Однако шансы на престол Марии Стюарт, королевы Шотландии, выглядели маловероятными. Точка зрения на этот вопрос в 1584–1585 годах повторяла мнение 1572 года, несмотря на переговоры Елизаветы о возвращении Марии в Шотландию, чтобы та под надзором делила трон со своим сыном. По сути, эта дипломатия не имела отношения к реальности, поскольку предмет спора «Мария против сына» испарялся при достижении Яковом VI возраста, когда он станет бесспорным правителем Шотландии. Елизавета, Берли и Хансдон предполагали унию с Шотландией. В июле 1585 года Яков принял £4000 единовременно и пенсию в размере £4000 в год, чтобы поддерживать оборонительный союз, подразумевавший содержание Марии в неволе; годом позже эти условия были подтверждены заключением официального союза. Разумеется, дружелюбие к шотландцам росло всецело из испано-гизовской угрозы, а не посредством усилий Уолсингема и Дэвисона, которые не доверяли Якову и настаивали на действиях против Марии. Берли тоже сомневался, но Лестер желал умиротворить Якова, чтобы женить своего сына на Арабелле Стюарт. Самого Якова склонило письмо от Елизаветы с обещанием, что она не позволит никак поколебать его право на английскую корону. Впоследствии его неприязненное сотрудничество покупалось денежными взносами и растущими шансами на великолепную награду. (В любом случае он не испытывал иллюзий в отношении поддержки французов или испанцев.)

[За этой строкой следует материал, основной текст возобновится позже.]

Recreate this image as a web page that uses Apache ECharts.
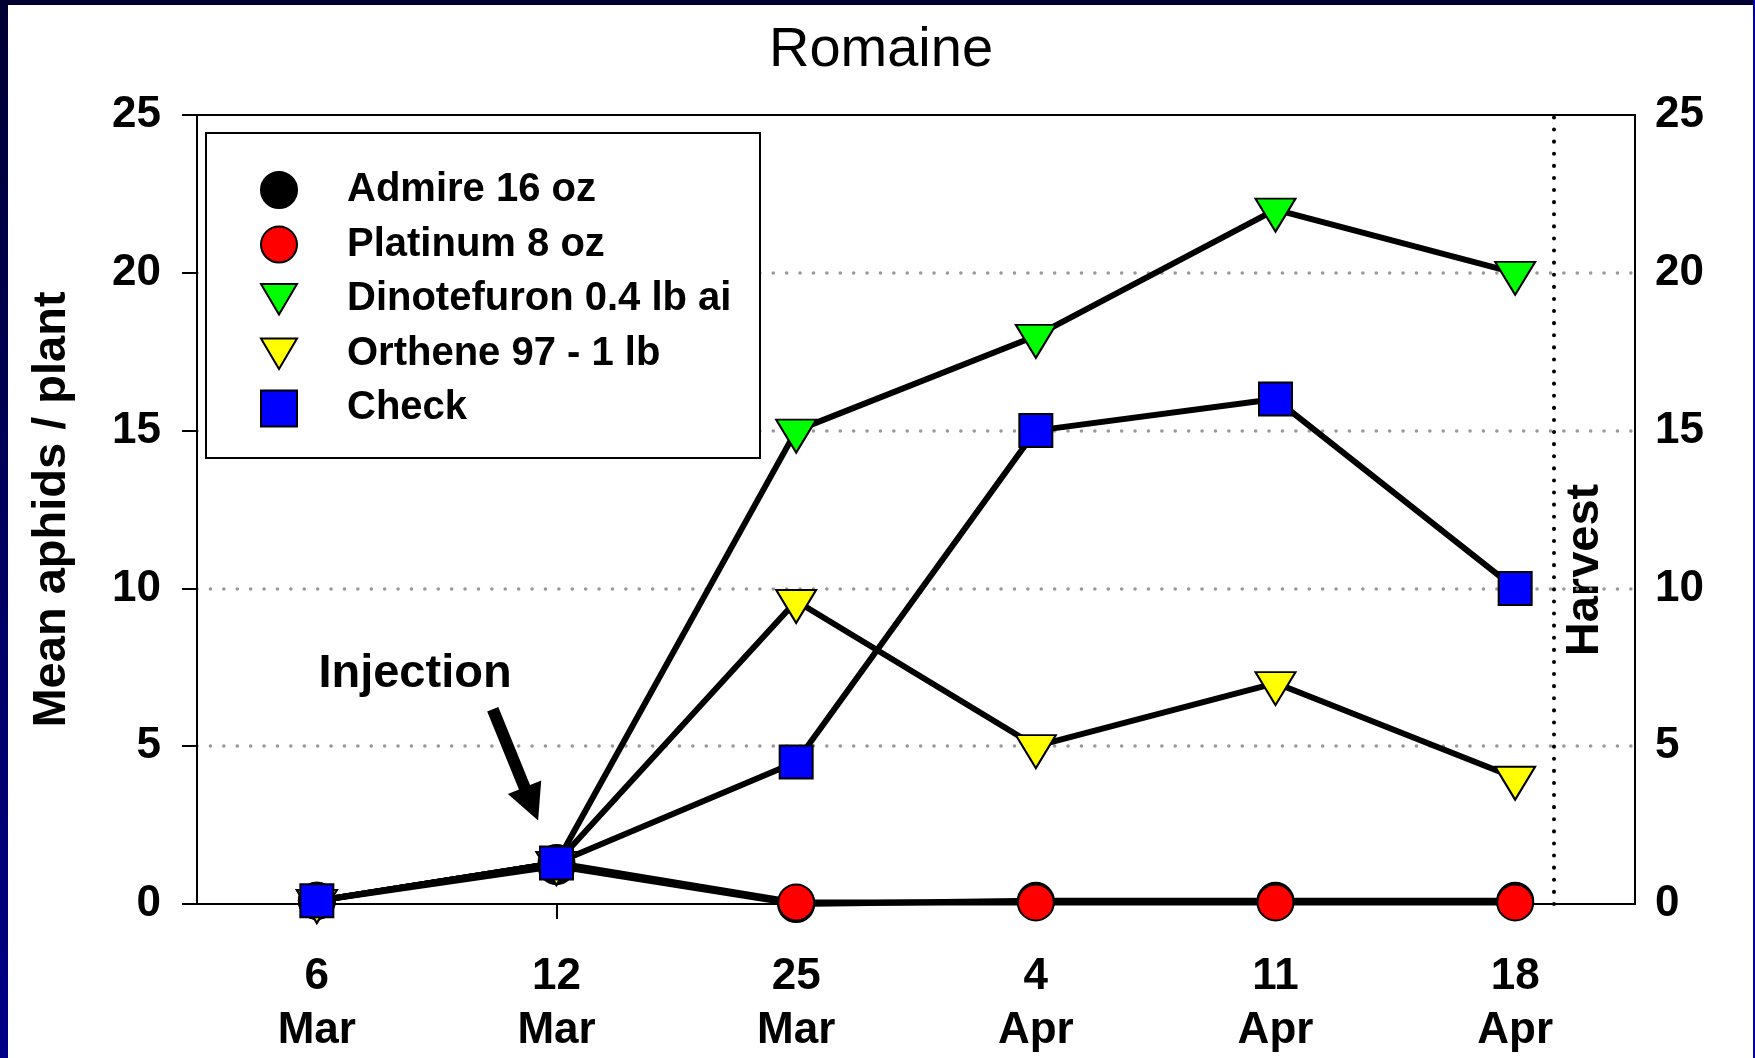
<!DOCTYPE html>
<html>
<head>
<meta charset="utf-8">
<script src="https://cdn.jsdelivr.net/npm/echarts@6/dist/echarts.min.js"></script>
<style>
  html, body { margin: 0; padding: 0; }
  body { width: 1755px; height: 1058px; background: #000033; position: relative; overflow: hidden; }
  #leftStrip { position: absolute; left: 0; top: 0; width: 8px; height: 1058px; background: linear-gradient(#000033, #000088); }
  #rightStrip { position: absolute; right: 0; top: 0; width: 2px; height: 1058px; background: #0000a0; }
  #panel { position: absolute; left: 8px; top: 5px; width: 1745px; height: 1053px; background: #ffffff; }
  #chart { position: absolute; left: 0; top: 0; width: 1755px; height: 1058px; }
</style>
</head>
<body>
<div id="leftStrip"></div>
<div id="rightStrip"></div>
<div id="panel"></div>
<div id="chart"></div>
<script>
// ---- data ----
const dayLabels = ['6', '12', '25', '4', '11', '18'];
const monthLabels = ['Mar', 'Mar', 'Mar', 'Apr', 'Apr', 'Apr'];
const seriesNames = ['Admire 16 oz', 'Platinum 8 oz', 'Dinotefuron 0.4 lb ai', 'Orthene 97 - 1 lb', 'Check'];
const admire      = [0.1, 1.2, 0.0, 0.1, 0.1, 0.1];
const platinum    = [0.1, 1.3, 0.05, 0.05, 0.05, 0.05];
const dinotefuron = [0.1, 1.3, 15, 18, 22, 20];
const orthene     = [0.1, 1.3, 9.6, 5, 7, 4];
const check       = [0.1, 1.3, 4.5, 15, 16, 10];
const yTicks = [0, 5, 10, 15, 20, 25];
const harvestPosition = 5.157;               // between 18 Apr and plot edge (category index units)
const injectionArrow = [[0.734, 6.17], [0.895, 3.17]];

const FONT = '"Liberation Sans", Arial, Helvetica, sans-serif';
const categories = dayLabels.map((d, i) => d + '\n' + monthLabels[i]);

const chart = echarts.init(document.getElementById('chart'), null, { renderer: 'canvas' });

function lineSeries(name, values, color, symbol, size, rotate, offset) {
  return {
    name: name,
    type: 'line',
    xAxisIndex: 0,
    yAxisIndex: 0,
    data: values,
    symbol: symbol,
    symbolSize: size,
    symbolRotate: rotate,
    symbolOffset: offset,
    showAllSymbol: true,
    lineStyle: { color: '#000', width: 6 },
    itemStyle: { color: color, borderColor: '#000', borderWidth: 2, opacity: 1 },
    emphasis: { disabled: true },
    silent: true,
    z: 3
  };
}

const downTri = 'path://M0,0L40,0L20,34Z';

const option = {
  animation: false,
  backgroundColor: 'transparent',
  textStyle: { fontFamily: FONT },
  grid: { left: 197, right: 120, top: 115, bottom: 153, containLabel: false },
  legend: {
    orient: 'vertical',
    left: 260,
    top: 170,
    padding: 0,
    itemWidth: 36,
    itemHeight: 36,
    itemGap: 14.6,
    selectedMode: false,
    textStyle: { fontFamily: FONT, fontSize: 40, fontWeight: 'bold', color: '#000', padding: [0, 0, 0, 45], lineHeight: 36 },
    data: [
      { name: seriesNames[0], icon: 'circle' },
      { name: seriesNames[1], icon: 'circle' },
      { name: seriesNames[2], icon: downTri },
      { name: seriesNames[3], icon: downTri },
      { name: seriesNames[4], icon: 'rect' }
    ],
    z: 5
  },
  xAxis: [
    {
      type: 'category',
      data: categories,
      position: 'bottom',
      boundaryGap: true,
      axisLine: { show: true, lineStyle: { color: '#000', width: 2 } },
      axisTick: { show: true, alignWithLabel: true, inside: false, length: 15, lineStyle: { color: '#000', width: 2 } },
      axisLabel: { show: true, interval: 0, margin: 46, color: '#000', fontFamily: FONT, fontSize: 44, fontWeight: 'bold', lineHeight: 54 },
      splitLine: { show: false }
    },
    {
      type: 'value',
      position: 'top',
      min: -0.5,
      max: 5.5,
      axisLine: { show: true, onZero: false, lineStyle: { color: '#000', width: 2 } },
      axisTick: { show: false },
      axisLabel: { show: false },
      splitLine: { show: false }
    }
  ],
  yAxis: [
    {
      type: 'value',
      position: 'left',
      min: 0,
      max: 25,
      interval: 5,
      name: 'Mean aphids / plant',
      nameLocation: 'middle',
      nameRotate: 90,
      nameGap: 121,
      nameTextStyle: { fontFamily: FONT, fontSize: 47, fontWeight: 'bold', color: '#000' },
      axisLine: { show: true, onZero: false, lineStyle: { color: '#000', width: 2 } },
      axisTick: { show: true, inside: false, length: 15, lineStyle: { color: '#000', width: 2 } },
      axisLabel: { margin: 36, color: '#000', fontFamily: FONT, fontSize: 44, fontWeight: 'bold',
                   customValues: yTicks },
      splitLine: { show: true, showMinLine: false, showMaxLine: false,
                   lineStyle: { color: '#999999', width: 3.5, type: [0.1, 13.3], cap: 'round' } }
    },
    {
      type: 'value',
      position: 'right',
      min: 0,
      max: 25,
      interval: 5,
      axisLine: { show: true, onZero: false, lineStyle: { color: '#000', width: 2 } },
      axisTick: { show: false },
      axisLabel: { margin: 20, color: '#000', fontFamily: FONT, fontSize: 44, fontWeight: 'bold' },
      splitLine: { show: false }
    }
  ],
  graphic: [
    {
      type: 'rect',
      shape: { x: 206, y: 133, width: 554, height: 325 },
      style: { fill: '#ffffff', stroke: '#000', lineWidth: 2 },
      z: 4,
      silent: true
    },
    {
      type: 'text',
      x: 881, y: 51,
      style: { text: 'Romaine', fontFamily: FONT, fontSize: 56, fontWeight: 'normal', fill: '#000', align: 'center', verticalAlign: 'middle' },
      silent: true
    },
    {
      type: 'text',
      x: 415, y: 674,
      style: { text: 'Injection', fontFamily: FONT, fontSize: 47, fontWeight: 'bold', fill: '#000', align: 'center', verticalAlign: 'middle' },
      silent: true
    },
    {
      type: 'text',
      x: 1585, y: 570,
      rotation: Math.PI / 2,
      style: { text: 'Harvest', fontFamily: FONT, fontSize: 47, fontWeight: 'bold', fill: '#000', align: 'center', verticalAlign: 'middle' },
      silent: true
    }
  ],
  series: [
    lineSeries(seriesNames[0], admire, '#000000', 'circle', 36, 0, [0, 0]),
    lineSeries(seriesNames[1], platinum, '#ff0000', 'circle', 36, 0, [0, 0]),
    lineSeries(seriesNames[2], dinotefuron, '#00ff00', 'triangle', [40, 33], 180, [0, 5.5]),
    lineSeries(seriesNames[3], orthene, '#ffff00', 'triangle', [40, 33], 180, [0, 5.5]),
    lineSeries(seriesNames[4], check, '#0000ff', 'rect', 33, 0, [0, 0]),
    {
      name: 'harvest',
      type: 'line',
      xAxisIndex: 1,
      yAxisIndex: 0,
      data: [],
      silent: true,
      markLine: {
        silent: true,
        symbol: ['none', 'none'],
        label: { show: false },
        emphasis: { disabled: true },
        lineStyle: { color: '#000', width: 4, type: [0.1, 12], cap: 'round' },
        data: [{ xAxis: harvestPosition }]
      }
    },
    {
      name: 'injection',
      type: 'line',
      xAxisIndex: 1,
      yAxisIndex: 0,
      data: [],
      silent: true,
      markLine: {
        silent: true,
        symbol: ['none', 'triangle'],
        symbolSize: [36, 36],
        label: { show: false },
        emphasis: { disabled: true },
        lineStyle: { color: '#000', width: 12, type: 'solid' },
        itemStyle: { color: '#000' },
        data: [[{ coord: injectionArrow[0] }, { coord: injectionArrow[1] }]]
      }
    }
  ]
};

chart.setOption(option);
</script>
</body>
</html>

Тем не менее заговоры Трокмортона и Перри породили атмосферу, в которой Уолсингем расцвел. Марию сначала перевезли из-под надзора графа Шрусбери в руки сэра Эмиаса Поулета, радикального пуританина, который изолировал ее от внешнего мира. Затем Уолсингем с помощью Поулета и двойного агента католического беженца Гилберта Гиффорда наладил контролируемый канал связи между Марией и французским послом в Лондоне. Водонепроницаемую коробочку через отверстие от пробки помещали в пивную бочку. Ко времени зарождения заговора Энтони Бабингтона с целью убить Елизавету ловушка Уолсингема была готова. Он написал Лестеру: «Если дело хорошо сделать, оно сломает шею всем опасным проискам во время правления Ее Величества»[812]
. Когда Мария одобрила запланированное убийство в продиктованном письме (17 июля 1586 года), ловушка захлопнулась. Заговорщиков Бабингтона судили и повесили, но по поводу казни Марии Елизавета мучилась даже больше, чем когда казнили Норфолка после заговора Ридольфи.Поскольку Тауэр посчитали недостаточно безопасным и слишким близким к Лондону, Марию отправили в замок Фотерингей, где суд над ней официально открылся 14 октября 1586 года. Суд проводила комиссия из аристократов, тайных советников и ведущих судей, назначенная по условиям Акта о безопасности королевы. Несмотря на то что Мария настаивала на том, что она королева и поэтому неподсудна английскому общему праву, ее убедили, что она запятнала свою репутацию, отказавшись защищаться. Она отрицала всякое соучастие в неудавшемся убийстве, но на основании ее письма Бабингтону была признана виновной. Несомненно, если бы исполнение приговора не отсрочили по распоряжению Елизаветы, приговор суда опубликовали бы немедленно. Однако требование Марии, чтобы ее вину устанавливали по ее собственным словам или собственному почерку, не было удовлетворено.